“The literature on the RMABP, whether on its theoretical, algorithmic, or application aspects, is currently vast to the point where it is virtually infeasible for researchers to keep up to date with the latest advances in the field.” True.

Markovian Restless Bandits and Index Policies: A Review

José Niño-Mora | Mathematics, 2023

The review is organized as follows. Section 2 surveys the antecedents to the RMABP, in particular, the classic MABP and the Gittins index policy. Section 3 formulates the RMABP and outlines the Whittle index policy. Section 4 reviews works on the complexity, approximation, and relaxations of the RMABP. Section 5 focuses on indexability, that is, the existence of the Whittle index and extensions. Section 6 discusses works on means of computing the Whittle index. Section 7 considers works that establish the optimality of the myopic index policy for the RMABP, whereas Section 8 reviews the asymptotic optimality of index policies. Section 9 surveys multi-action restless bandits. Section 10 considers policies that are different from Whittle’s and based on Lagrangian and fluid relaxations. Section 11 addresses reinforcement learning and, in particular, Q-learning solution approaches. Section 12 surveys works on the RMABP from the perspective of online learning. Sections 13 and 14 are devoted to works on applications of the RMABP in diverse settings. The former section focuses on MDP models and the latter on partially observable MDP (POMDP) models. Finally, Section 15 concludes this paper.

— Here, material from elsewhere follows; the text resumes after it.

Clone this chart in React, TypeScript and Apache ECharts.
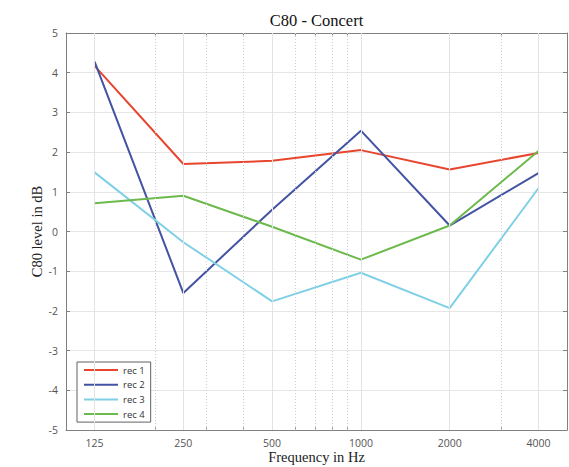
import React, { useEffect, useRef } from "react";
import * as echarts from "echarts";

// Data (octave bands)
const frequencies = [125, 250, 500, 1000, 2000, 4000];
const rec1 = [4.17, 1.7, 1.78, 2.05, 1.56, 1.98];
const rec2 = [4.28, -1.55, 0.55, 2.54, 0.15, 1.47];
const rec3 = [1.49, -0.27, -1.76, -1.04, -1.93, 1.09];
const rec4 = [0.71, 0.9, 0.12, -0.71, 0.15, 2.03];
const seriesNames = ["rec 1", "rec 2", "rec 3", "rec 4"];
const seriesColors = ["#e8452f", "#4353a3", "#7fd0e6", "#6cb94c"];
const minorFrequencies = [200, 300, 400, 600, 700, 800, 900, 3000];
const xMinHz = 100;
const xMaxHz = 5000;
const yTicks = [-5, -4, -3, -2, -1, 0, 1, 2, 3, 4, 5];

const toX = (f: number) => Math.log2(f / 125);

export default function App() {
  const ref = useRef<HTMLDivElement>(null);
  useEffect(() => {
    if (!ref.current) return;
    const chart = echarts.init(ref.current, undefined, { renderer: "svg" });
    const majorX = frequencies.map(toX);
    const minorX = minorFrequencies.map(toX);
    const xMin = toX(xMinHz);
    const xMax = toX(xMaxHz);
    const axisColor = "#808080";
    const sans = "'Open Sans', sans-serif";
    const serif = "'Liberation Serif', serif";
    const baseX = {
      type: "value" as const,
      min: xMin,
      max: xMax,
      splitLine: { show: false },
    };
    const data = [rec1, rec2, rec3, rec4];
    chart.setOption({
      animation: false,
      backgroundColor: "#ffffff",
      grid: { left: 66, right: 2, top: 33, bottom: 37, containLabel: false, outerBoundsMode: "none" },
      graphic: [
        {
          type: "text",
          x: 316.5,
          y: 20,
          style: {
            text: "C80 - Concert",
            font: `16.5px ${serif}`,
            fill: "#111",
            textAlign: "center",
            textVerticalAlign: "middle",
          },
        },
      ],
      legend: {
        orient: "vertical",
        left: 77,
        top: 362,
        data: seriesNames,
        backgroundColor: "#fff",
        borderColor: "#606060",
        borderWidth: 1,
        borderRadius: 0,
        padding: [3, 6, 3, 6],
        itemWidth: 34,
        itemHeight: 9,
        itemGap: 4.7,
        itemStyle: { opacity: 0 },
        textStyle: { fontSize: 9.5, color: "#333", fontFamily: sans },
      },
      xAxis: [
        {
          ...baseX,
          position: "bottom",
          name: "Frequency in Hz",
          nameLocation: "middle",
          nameGap: 19,
          nameMoveOverlap: false,
          nameTextStyle: { fontFamily: serif, fontSize: 14.5, color: "#222" },
          axisLine: { show: true, onZero: false, lineStyle: { color: axisColor } },
          axisTick: { show: true, inside: true, length: 4, customValues: majorX, lineStyle: { color: axisColor } },
          axisLabel: {
            customValues: majorX,
            formatter: (v: number) => String(Math.round(125 * Math.pow(2, v))),
            fontSize: 10.5,
            color: "#555",
            fontFamily: sans,
            margin: 7,
          },
        },
        {
          ...baseX,
          position: "bottom",
          axisLine: { show: false, onZero: false },
          axisTick: { show: true, inside: true, length: 2.5, customValues: minorX, lineStyle: { color: axisColor } },
          axisLabel: { show: false },
        },
        {
          ...baseX,
          position: "top",
          axisLine: { show: true, onZero: false, lineStyle: { color: axisColor } },
          axisTick: { show: true, inside: true, length: 4, customValues: majorX, lineStyle: { color: axisColor } },
          axisLabel: { show: false },
        },
        {
          ...baseX,
          position: "top",
          axisLine: { show: false, onZero: false },
          axisTick: { show: true, inside: true, length: 2.5, customValues: minorX, lineStyle: { color: axisColor } },
          axisLabel: { show: false },
        },
      ],
      yAxis: [
        {
          type: "value",
          min: yTicks[0],
          max: yTicks[yTicks.length - 1],
          interval: 1,
          position: "left",
          name: "C80 level in dB",
          nameLocation: "middle",
          nameGap: 22,
          nameMoveOverlap: false,
          nameTextStyle: { fontFamily: serif, fontSize: 14.5, color: "#222" },
          axisLine: { show: true, onZero: false, lineStyle: { color: axisColor } },
          axisTick: { show: true, inside: true, length: 4, lineStyle: { color: axisColor } },
          axisLabel: { fontSize: 10.5, color: "#555", fontFamily: sans, margin: 8 },
          splitLine: { show: true, lineStyle: { color: "#e6e6e6", width: 1 } },
        },
        {
          type: "value",
          min: yTicks[0],
          max: yTicks[yTicks.length - 1],
          interval: 1,
          position: "right",
          axisLine: { show: true, onZero: false, lineStyle: { color: axisColor } },
          axisTick: { show: true, inside: true, length: 4, lineStyle: { color: axisColor } },
          axisLabel: { show: false },
          splitLine: { show: false },
        },
      ],
      series: [
        {
          name: "grid",
          type: "line",
          data: [],
          z: 1,
          silent: true,
          markLine: {
            silent: true,
            symbol: ["none", "none"],
            label: { show: false },
            animation: false,
            data: [
              ...majorX.map((v) => ({ xAxis: v, lineStyle: { color: "#e3e3e3", width: 1, type: "solid" } })),
              ...minorX.map((v) => ({ xAxis: v, lineStyle: { color: "#cfcfcf", width: 1, type: [1, 2] } })),
            ],
          },
        },
        ...data.map((vals, i) => ({
          name: seriesNames[i],
          type: "line",
          z: 3,
          data: vals.map((v, j) => [toX(frequencies[j]), v]),
          symbol: "none",
          showSymbol: false,
          lineStyle: { color: seriesColors[i], width: 2 },
          itemStyle: { color: seriesColors[i] },
        })),
      ],
    });
    return () => chart.dispose();
  }, []);
  return <div ref={ref} style={{ width: 569, height: 467, position: "absolute", left: 0, top: 0 }} />;
}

This is a really nice survey about RMAB. I suggest anyone who want a crash course of RMAB’s latest progress, especially theoretical, to refer to it (can’t even write a blog to well-summarize this survey paper. I suggest reading it directly). The logical sequence of each section is very well organized and connected—that it gives a brilliant overview of the theory results associated with RMAB—what the index policy can and cannot achieve, in RMAB models.

One interesting thing to notice is that there isn’t a uniformly accepted RMAB instance generation process for testing out all these algorithms. This would be actually another interesting topic to discuss, albeit not mentioned in the survey.